With seven shutdowns in his eight years in office, President Ronald Reagan’s years in office made these funding gaps more common place. Some, like the aforementioned 1982 shutdown, only lasted a day. None lasted more than three days. Even with government employees out of work for the first time ever in a shutdown, President Reagan still managed to make these funding gaps quick, providing the government workers with economic reprieve.
After Reagan, President George H. W. Bush had one three day shutdown during his one term as the U.S. President.

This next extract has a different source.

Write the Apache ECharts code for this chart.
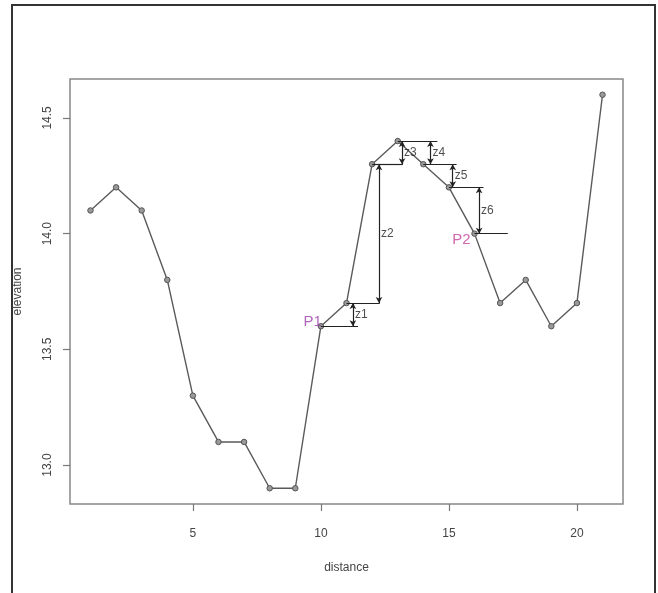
<!DOCTYPE html>
<html>
<head>
<meta charset="utf-8">
<script src="https://cdn.jsdelivr.net/npm/echarts@6/dist/echarts.min.js"></script>
<style>html,body{margin:0;padding:0;background:#fff;}#c{width:658px;height:593px;}</style>
</head>
<body>
<div id="c"></div>
<script>
// ---- data ----
const distance = [1,2,3,4,5,6,7,8,9,10,11,12,13,14,15,16,17,18,19,20,21];
const elevation = [14.1,14.2,14.1,13.8,13.3,13.1,13.1,12.9,12.9,13.6,13.7,14.3,14.4,14.3,14.2,14.0,13.7,13.8,13.6,13.7,14.6];
const xTicks = [5,10,15,20];
const yTicks = [13.0,13.5,14.0,14.5];
// horizontal guide segments: start x, y, end x
const hStart = [10,11,12,13,14,15,16];
const hY     = [13.6,13.7,14.3,14.4,14.3,14.2,14.0];
const hEnd   = [11.45,12.3,13.2,14.55,15.3,16.35,17.3];
// vertical difference arrows
const zNames = ['z1','z2','z3','z4','z5','z6'];
const zX     = [11.25,12.27,13.17,14.28,15.15,16.18];
const zLow   = [13.6,13.7,14.3,14.3,14.2,14.0];
const zHigh  = [13.7,14.3,14.4,14.4,14.3,14.2];
// named points
const pNames = ['P1','P2'];
const pX = [10,16];
const pY = [13.6,14.0];

const FONT = 'Liberation Sans';
const segs = hStart.map((s,i)=>[{coord:[s,hY[i]]},{coord:[hEnd[i],hY[i]]}]);
const arrows = zX.map((x,i)=>[{coord:[x,zLow[i]]},{coord:[x,zHigh[i]]}]);

const chart = echarts.init(document.getElementById('c'));
chart.setOption({
  animation:false,
  backgroundColor:'#fff',
  graphic:[{type:'rect',shape:{x:12,y:5,width:643,height:600},style:{fill:'none',stroke:'#333',lineWidth:2},silent:true}],
  grid:{left:70,right:35,top:79,bottom:89,show:true,borderColor:'#888',borderWidth:1.5,backgroundColor:'transparent'},
  xAxis:{type:'value',min:0.2,max:21.8,
    name:'distance',nameLocation:'middle',nameGap:58,
    nameTextStyle:{fontFamily:FONT,fontSize:12,color:'#444'},
    axisLine:{show:false},splitLine:{show:false},
    axisTick:{show:true,customValues:xTicks,length:7,lineStyle:{color:'#777',width:1.2}},
    axisLabel:{customValues:xTicks,margin:24,fontFamily:FONT,fontSize:12,color:'#444'}
  },
  yAxis:{type:'value',min:12.832,max:14.668,
    name:'elevation',nameLocation:'middle',nameGap:46,
    nameTextStyle:{fontFamily:FONT,fontSize:12,color:'#444'},
    axisLine:{show:false},splitLine:{show:false},
    axisTick:{show:true,customValues:yTicks,length:7,lineStyle:{color:'#777',width:1.2}},
    axisLabel:{customValues:yTicks,rotate:90,margin:16,fontFamily:FONT,fontSize:12,color:'#444',
      formatter:v=>Number(v).toFixed(1)}
  },
  series:[
    {type:'line',data:distance.map((d,i)=>[d,elevation[i]]),
      lineStyle:{color:'#5a5a5a',width:1.4},
      symbol:'circle',symbolSize:5.5,
      itemStyle:{color:'#999',borderColor:'#555',borderWidth:1},
      z:3},
    {type:'scatter',data:zX.map((x,i)=>[x,(zLow[i]+zHigh[i])/2,zNames[i]]),
      symbolSize:0,silent:true,
      label:{show:true,position:'right',distance:2,formatter:p=>p.value[2],
        fontFamily:FONT,fontSize:12,color:'#222'},
      markLine:{silent:true,symbol:['none','none'],label:{show:false},
        lineStyle:{color:'#222',width:1.2,type:'solid'},data:segs},
      z:4},
    {type:'scatter',data:[],silent:true,
      markLine:{silent:true,symbol:['arrow','arrow'],symbolSize:[5,6],label:{show:false},
        lineStyle:{color:'#222',width:1.2,type:'solid'},data:arrows},
      z:4},
    {type:'scatter',data:pX.map((x,i)=>({value:[x,pY[i]],name:pNames[i],
        label:{color:i===0?'#9b3fa9':'#c4409a',offset:i===0?[1,-4]:[-4,6]}})),
      symbolSize:0,silent:true,
      label:{show:true,position:'left',distance:0,formatter:p=>p.name,
        fontFamily:FONT,fontSize:15},
      z:5}
  ]
});
</script>
</body>
</html>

Then came President Bill Clinton. Clinton had two shutdowns during his career, the first of which lasted for five days. The second was particularly historic as it lasted for 21 days, making it the longest government shutdowns at that point (and would remain the longest until 2019). This shutdown was caused by a dispute between Clinton and Congress on whether or not his plan for the next seven years of funding would end with a balanced budget (an agreement President Clinton made to end the previous five-day-long government shutdown).
From there came President Obama’s funding gaps. A federal fight over paying for the Affordable Care Act, as well as the debt ceiling, lasted for 15 days, and ended with a compromise to raise the debt ceiling and to save Obamacare funds.
Finally there is Trump, who has had two government shutdowns during his term so far. The former lasted for three days at the beginning of 2018; and the most recent lasted 35 days. With the government being “temporarily re-opened” this is certainly a timely event that will live on in APUSH textbooks for years to come.